China Daily | April 19, 2024


China's monetary policy is likely to remain accommodative — and further easing might ensue if economic recovery fails to maintain the momentum gained from the solid first-quarter performance, according to officials and experts.

Zhu Hexin, deputy governor of the People's Bank of China, the country's central bank, said the series of monetary policy measures introduced earlier are producing the desired effects gradually, with the Chinese economy continuously recovering, having got off to a good start this year.

"There is still room for future monetary policy adjustments," Zhu said at a news conference on Thursday. "We will closely observe the effects of the policies, the state of economic recovery and the progress of achieving (economic) targets, and will make good use of the reserve tools at an opportune time."
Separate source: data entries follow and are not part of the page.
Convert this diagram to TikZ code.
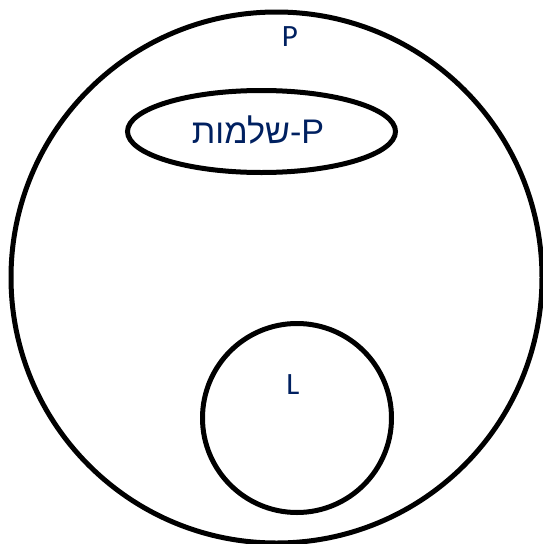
\documentclass[tikz,border=0pt]{standalone}
\usepackage{fontspec}
\setmainfont{Carlito}
\newfontfamily\hebrewfont[Script=Hebrew,Scale=1.1]{Liberation Sans}
\TeXXeTstate=1
\usepackage{tikz}
\usetikzlibrary{shapes.geometric,positioning}
\definecolor{labelnavy}{HTML}{002060}
\newcommand{\SetLabelFont}{\fontsize{31pt}{35pt}\selectfont}
\tikzset{
  set border/.style={draw=black, line width=5pt, inner sep=0pt},
  set circle/.style={set border, circle},
  set ellipse/.style={set border, ellipse},
  set label/.style={text=labelnavy, font=\SetLabelFont, inner sep=0pt}
}
\begin{document}
\begin{tikzpicture}[x=1pt,y=-1pt]
  \useasboundingbox (0,0) rectangle (543,544);
  % outer class and the two sub-classes
  \node[set circle, minimum size=531pt] (class-p) at (276.5,277.5) {};
  \node[set ellipse, minimum width=268pt, minimum height=82pt] (class-complete) at (261.5,131.5) {};
  \node[set circle, minimum size=189pt] (class-l) at (297,418) {};
  % labels
  \node[set label] (label-p) at (290,37) {P};
  \node[set label] (label-complete) at (258,130) {\hebrewfont\beginR\beginL P\endL-שלמות\endR};
  \node[set label] (label-l) at (293,385) {L};
\end{tikzpicture}
\end{document}
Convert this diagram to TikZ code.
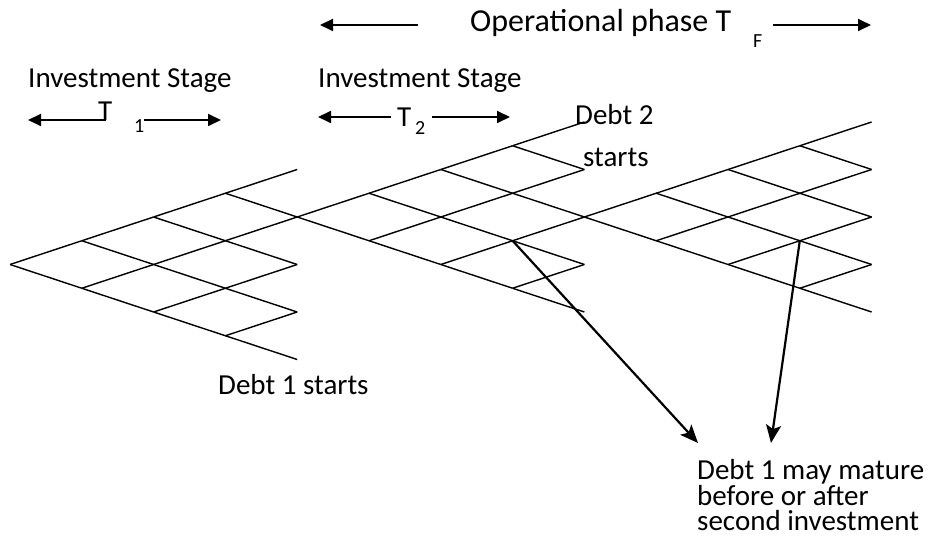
\documentclass[tikz,border=0pt]{standalone}
\usepackage{fontspec}
\setmainfont{Carlito}
\usetikzlibrary{arrows.meta}
\usetikzlibrary{calc}

% binomial tree: name, root x, root y (in px, y grows downward)
\newcommand{\lattice}[3]{%
  \foreach \i in {0,...,4}{
    \foreach \j in {0,...,\i}{
      \coordinate (#1-\i-\j) at ({#2+\i*71.8},{#3-(2*\j-\i)*23.75});
    }
  }
  \foreach \i in {0,...,3}{
    \foreach \j in {0,...,\i}{
      \pgfmathtruncatemacro\ni{\i+1}
      \pgfmathtruncatemacro\nj{\j+1}
      \path (#1-\i-\j) edge[treeline] (#1-\ni-\j);
      \path (#1-\i-\j) edge[treeline] (#1-\ni-\nj);
    }
  }
}

\begin{document}
\begin{tikzpicture}[x=1pt, y=-1pt,
    font=\fontsize{29}{24.5}\selectfont,
    inner sep=0pt,
    treeline/.style={line width=1.4pt},
    span/.style={line width=1.8pt, -{Triangle[length=13pt,width=12pt]}},
    pointer/.style={line width=2.2pt, -{Stealth[length=18pt,width=15pt,inset=4pt]}},
    sub/.style={font=\fontsize{20}{20}\selectfont}]
    \path [use as bounding box] (0,0) rectangle (932,540);

    % the three trees
    \lattice{one}{10}{264.5}
    \lattice{two}{297.2}{217}
    \lattice{three}{584.4}{217}

    % operational phase
    \node[name=oper, anchor=base west, font=\fontsize{32}{32}\selectfont] at (470,32) {Operational phase T};
    \node[name=operf, anchor=base west, sub] at (753,48) {F};
    \coordinate (operls) at (418,25);
    \coordinate (operl) at (320,25);
    \coordinate (operrs) at (773,25);
    \coordinate (operr) at (871,25);
    \path (operls) edge[span] (operl);
    \path (operrs) edge[span] (operr);

    % investment stages
    \node[name=stageone, anchor=base west] at (28,88) {Investment Stage};
    \node[name=stagetwo, anchor=base west] at (318,88) {Investment Stage};

    \node[name=tone, anchor=base west] at (98,121) {T};
    \node[name=tonesub, anchor=base west, sub] at (134,133) {1};
    \coordinate (onel) at (28,120);
    \coordinate (onels) at (105.5,120);
    \coordinate (oner) at (221,120);
    \coordinate (oners) at (144,120);
    \path (onels) edge[span] (onel);
    \path (oners) edge[span] (oner);

    \node[name=ttwo, anchor=base west] at (397,126.5) {T};
    \node[name=ttwosub, anchor=base west, sub] at (415,135) {2};
    \coordinate (twol) at (318,117);
    \coordinate (twols) at (391,117);
    \coordinate (twor) at (510,117);
    \coordinate (twors) at (432,117);
    \path (twols) edge[span] (twol);
    \path (twors) edge[span] (twor);

    % debt labels
    \node[name=debttwo, anchor=base west] at (575,125) {Debt 2};
    \node[name=starts, anchor=base west] at (583,167) {starts};
    \node[name=debtone, anchor=base west] at (218,394) {Debt 1 starts};

    \node[name=mature,
      anchor=base west,
      align=left] at (697,530) {Debt 1 may mature\\before or after\\second investment};

    \coordinate (tipa) at (698,443);
    \coordinate (tipb) at (771,443);
    \path (two-3-1) edge[pointer] (tipa);
    \path (three-3-1) edge[pointer] (tipb);

  \end{tikzpicture}
\end{document}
He further said the PBOC has stepped up efforts to encourage financial institutions to pursue a balanced credit expansion throughout the year, with the moderation in credit expansion in the first quarter preserving room for loan growth in the coming quarters.

Zhu's comments came after China's GDP grew 5.3 percent year-on-year in the first quarter, beating expectations and cementing market participants' confidence in China's ability to achieve this year's growth target of around 5 percent.

Global banks such as UBS and Deutsche Bank have already upgraded their growth forecasts accordingly, expecting China's economy to grow 4.9 percent and 5.2 percent this year, respectively.

With the full-year growth target now appearing well within reach, experts said the immediate need for additional monetary stimulus has eased, especially considering that the US Federal Reserve may delay interest rate cuts due to sustained price pressures.

Yet, China's monetary policy is expected to remain accommodative amid remaining challenges such as the property market downturn and insufficient domestic demand. Zhu's statements underline the PBOC's willingness to take more action to bolster the economy when needed, they said.

"There remains the possibility of further cuts to the reserve requirement ratio and interest rates, which will largely depend on the economic performance in the second quarter," said Chris Liu, a senior portfolio manager at Invesco.

"However, the scope and timing of these potential adjustments may be influenced by the US Fed's moves. If the Fed delays its rate cuts, and then if China were to implement significant monetary easing, it might raise concerns about volatility in the yuan."

Zhu, who is also head of the State Administration of Foreign Exchange, said the first quarter's economic pickup will help buffer external shocks to the yuan; and the central bank is resolutely committed to guarding against the risk of exchange rate overshooting.

Official data showed that while the yuan depreciated against the dollar since the beginning of the year, the Chinese currency appreciated against a basket of currencies.

Also, the yuan has ranked as the world's fourth-biggest payment currency for the fifth month in a row as of March, accounting for 4.69 percent of global payments by value, said global financial messaging platform Swift.

Wang Chunying, deputy head and spokeswoman of SAFE, said foreign investors have sped up their investments in renminbi bonds in the first quarter, when the net increase in foreign holdings of onshore bonds reached $41.6 billion, exceeding $23 billion in 2023.

Wang said China will continue to expand bond market opening-up, including making the onshore repo market open to more foreign institutions and continuing to promote domestic renminbi bonds as widely accepted collateral in offshore markets.

While foreign investors' holdings of Chinese bonds increased, China has cut its holdings of US government bonds for two months in a row this year. China's holdings of US Treasury securities came in at $775 billion as of the end of February, down $22.7 billion month-on-month and down $74 billion year-on-year, said the US Department of the Treasury.